The new Ken and promoting positive body image

Recently here at OTB we wrote about the concept of marketing to men, and discussed how stereotypes and a lack of awareness about the impact of unattainable body images in marketing can have a detrimental effect on men, as well as women.

This notion of positive representation came to light once again with the announcement by Mattel that Barbie’s male counterpart Ken was ‘getting a makeover.’ Far from only being tabloid news, many publishers have picked up on the significance of this new direction for the industry and hailed the move as a positive step in the right direction for marketers.
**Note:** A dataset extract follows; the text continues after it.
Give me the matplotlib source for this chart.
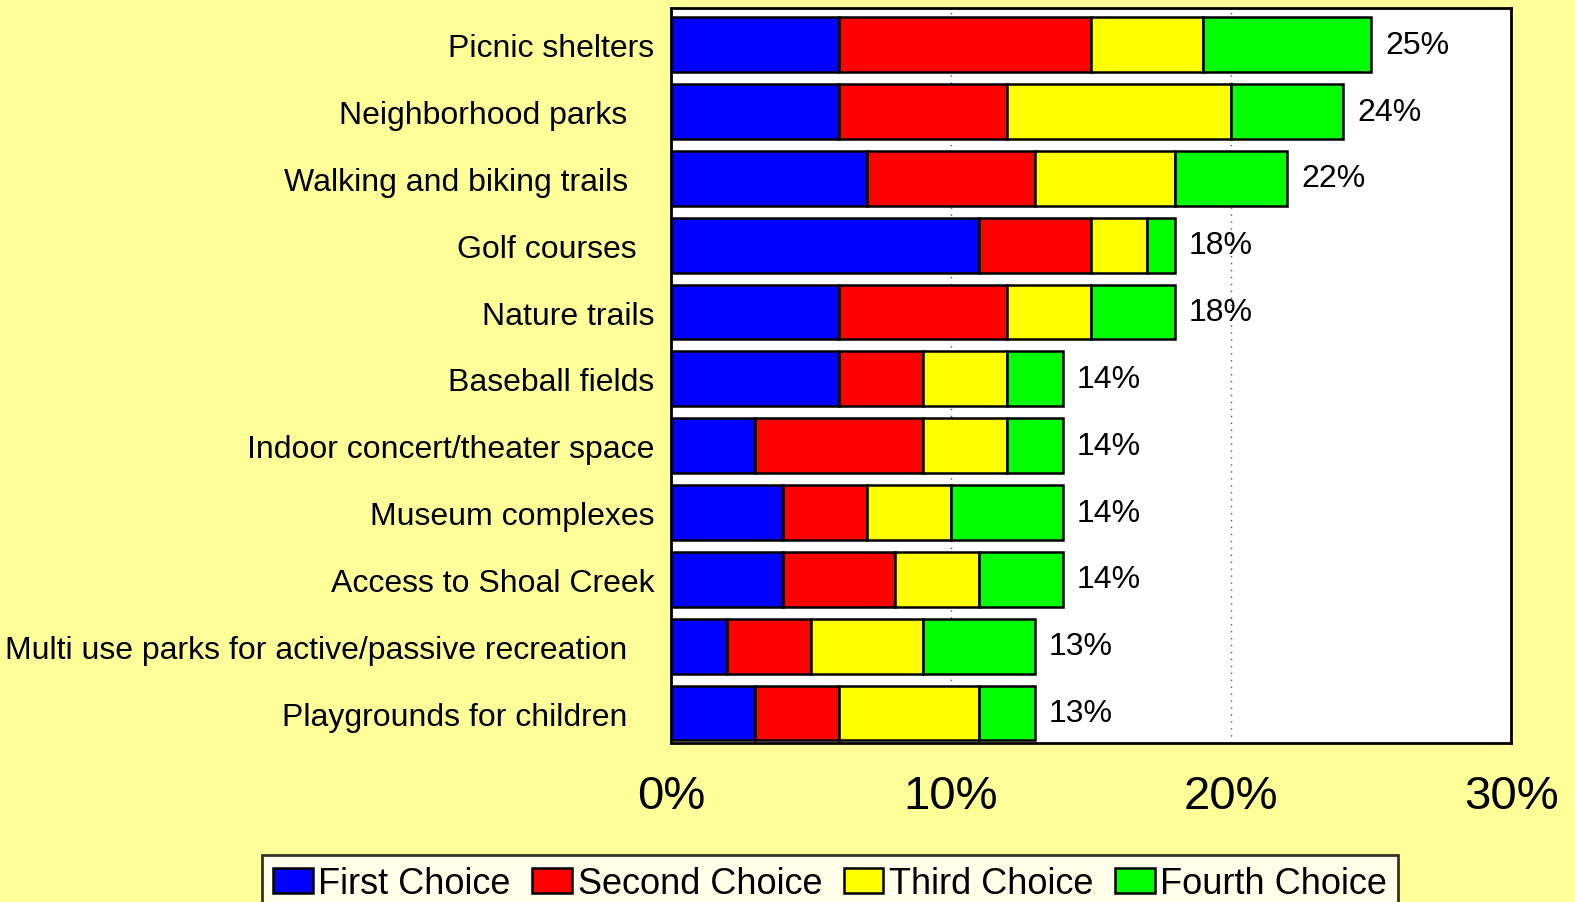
import matplotlib.pyplot as plt
import numpy as np

plt.rcParams['font.family'] = ['Liberation Sans', 'DejaVu Sans']

# categories top to bottom (trailing spaces mimic the original label offsets)
categories = ['Picnic shelters', 'Neighborhood parks   ', 'Walking and biking trails   ',
              'Golf courses  ', 'Nature trails', 'Baseball fields',
              'Indoor concert/theater space', 'Museum complexes', 'Access to Shoal Creek',
              'Multi use parks for active/passive recreation   ', 'Playgrounds for children   ']
first = [6, 6, 7, 11, 6, 6, 3, 4, 4, 2, 3]
second = [9, 6, 6, 4, 6, 3, 6, 3, 4, 3, 3]
third = [4, 8, 5, 2, 3, 3, 3, 3, 3, 4, 5]
fourth = [6, 4, 4, 1, 3, 2, 2, 4, 3, 4, 2]
totals = [25, 24, 22, 18, 18, 14, 14, 14, 14, 13, 13]

series = [first, second, third, fourth]
names = ['First Choice', 'Second Choice', 'Third Choice', 'Fourth Choice']
colors = ['#0000FF', '#FF0000', '#FFFF00', '#00FF00']

bg = '#FFFF99'
fig = plt.figure(figsize=(15.75, 9.03), dpi=100, facecolor=bg)
ax = fig.add_axes([0.426, 0.176, 0.5334, 0.814])
ax.set_facecolor('white')

y = np.arange(len(categories))
left = np.zeros(len(categories))
for vals, name, c in zip(series, names, colors):
    ax.barh(y, vals, left=left, height=0.82, color=c, edgecolor='black',
            linewidth=1.8, label=name, zorder=3)
    left += np.array(vals)

for yi, t in zip(y, totals):
    ax.text(t + 0.5, yi, f'{t}%', va='center', ha='left', fontsize=23, zorder=4)

ax.set_xlim(0, 30)
ax.set_ylim(len(categories) - 0.55, -0.55)
ax.set_xticks([0, 10, 20, 30])
ax.set_xticklabels(['0%', '10%', '20%', '30%'], fontsize=34)
ax.set_yticks(y)
ax.set_yticklabels(categories, fontsize=23)
ax.tick_params(axis='y', length=0, pad=12)
ax.tick_params(axis='x', length=0, pad=22)
ax.grid(axis='x', linestyle=(0, (1, 4)), color='#555555', linewidth=1, zorder=0)
for s in ax.spines.values():
    s.set_linewidth(2)
    s.set_color('black')

leg = fig.legend(loc='upper center', bbox_to_anchor=(0.527, 0.052), ncol=4,
                 fontsize=26, frameon=True, fancybox=False, edgecolor='black',
                 handlelength=1.1, handleheight=0.7, handletextpad=0.15,
                 columnspacing=0.6, borderpad=0.3, borderaxespad=0)
leg.get_frame().set_linewidth(2)
leg.get_frame().set_facecolor('white')

fig.savefig('out.png', dpi=100, facecolor=bg)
Time Magazine reported that only a year after Barbie herself was given a more realistic makeover by the brand, the decision to bring out Ken with multiple body types, hair styles and skin tones demonstrates that rather than continuing to play ‘arm candy to his girlfriend, […] part of changing Ken’s appearance is an attempt by Mattel to make him almost as interesting as Barbie.’
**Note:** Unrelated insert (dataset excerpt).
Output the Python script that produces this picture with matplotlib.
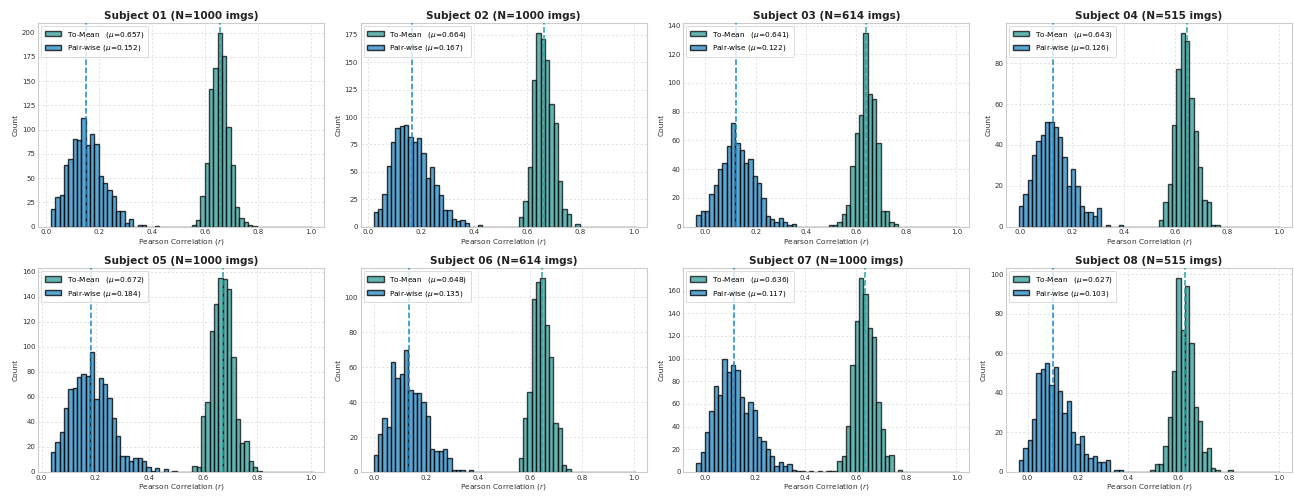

The message underlying Mattel’s move is an important one: if brands are to continue to thrive, they simply have to respond to the consumer demand for diversity. With sales falling due to millennial parents effectively boycotting the brand because of its unrealistic representations, Mattel took time to reflect, re-assessed, and spent several years carefully crafting a new strategy to embrace the calls for diversity. Many brands could learn from this approach, as the future of diverse marketing only looks set to continue.

Understand cultural hybridity

One of the mistakes marketers often make when it comes to diversity is that of pigeon-holing. This applies particularly to ethnic minorities, who are often lumped together in one ‘ethnic minority’ group in a catch-them-all kind of approach that ignores cultural and linguistic differences. It is entirely possible that this mistake stems from the marketing industry’s current emphasis on audience segmentation, in which it is believed that by dividing consumers based on their demographic and cultural makeup we are better able to target campaigns to a given group of people.
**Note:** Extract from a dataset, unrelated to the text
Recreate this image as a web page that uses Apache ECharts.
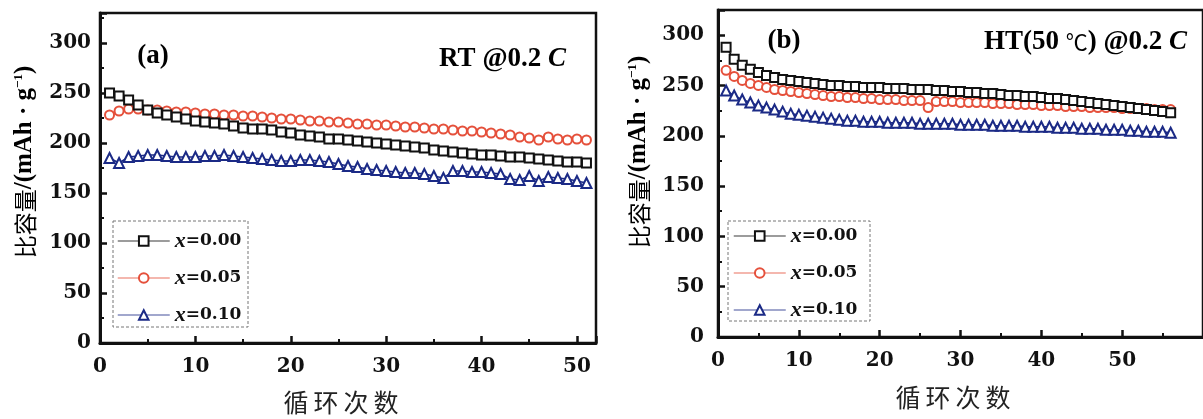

One way to tackle this presumed assumption and create a more nuanced approach to diversity marketing is to adopt the idea of cultural-hybridity. Forbes contributor Shama Hyder argues that while the desire for marketers to connect with the minority market, as a growing section of consumers, is understandable, ‘to connect with these rising demographics requires a strategy with nuance.’

Hyder sees cultural-hybridity as one way in which this can be tackled, as it better recognises the non-linear and non-binary elements of identity common in those people with multiple cultures, languages and contexts. While this may not fit neatly into the boxes marketers like to play with, taking a little extra time to consider the language, both metaphorical and functional, that we use to connect with our diverse societies is an important step in the right direction.

Diversity is not a passing trend 

Far from being another box ticking exercise or quick-passing marketing trend that will fade with time, diversity is something that is here to stay and must be tackled head on.

This is the argument made by publishing industry magazine The Bookseller, in which author Nikesh Shukla argued that publishing houses and the media industry at large often make the mistake of thinking that a token diverse team member or idea is enough to label your organisation “inclusive”. Like Hyder, Shukla notes from his own experiences that:

‘Diversity is not 'so hot right now'. It's not on trend. If this current moment we are having of seeing unrepresented people getting published goes away next week, I’ll still be brown.’ 

Making the cultural shift necessary to engage with these discussions for the long term is both desirable and necessary if the marketing industry is to keep up with the wider trends of a society it proclaims to represent. Through acknowledging that diversity itself comes in many forms, we can continue to move in the right direction.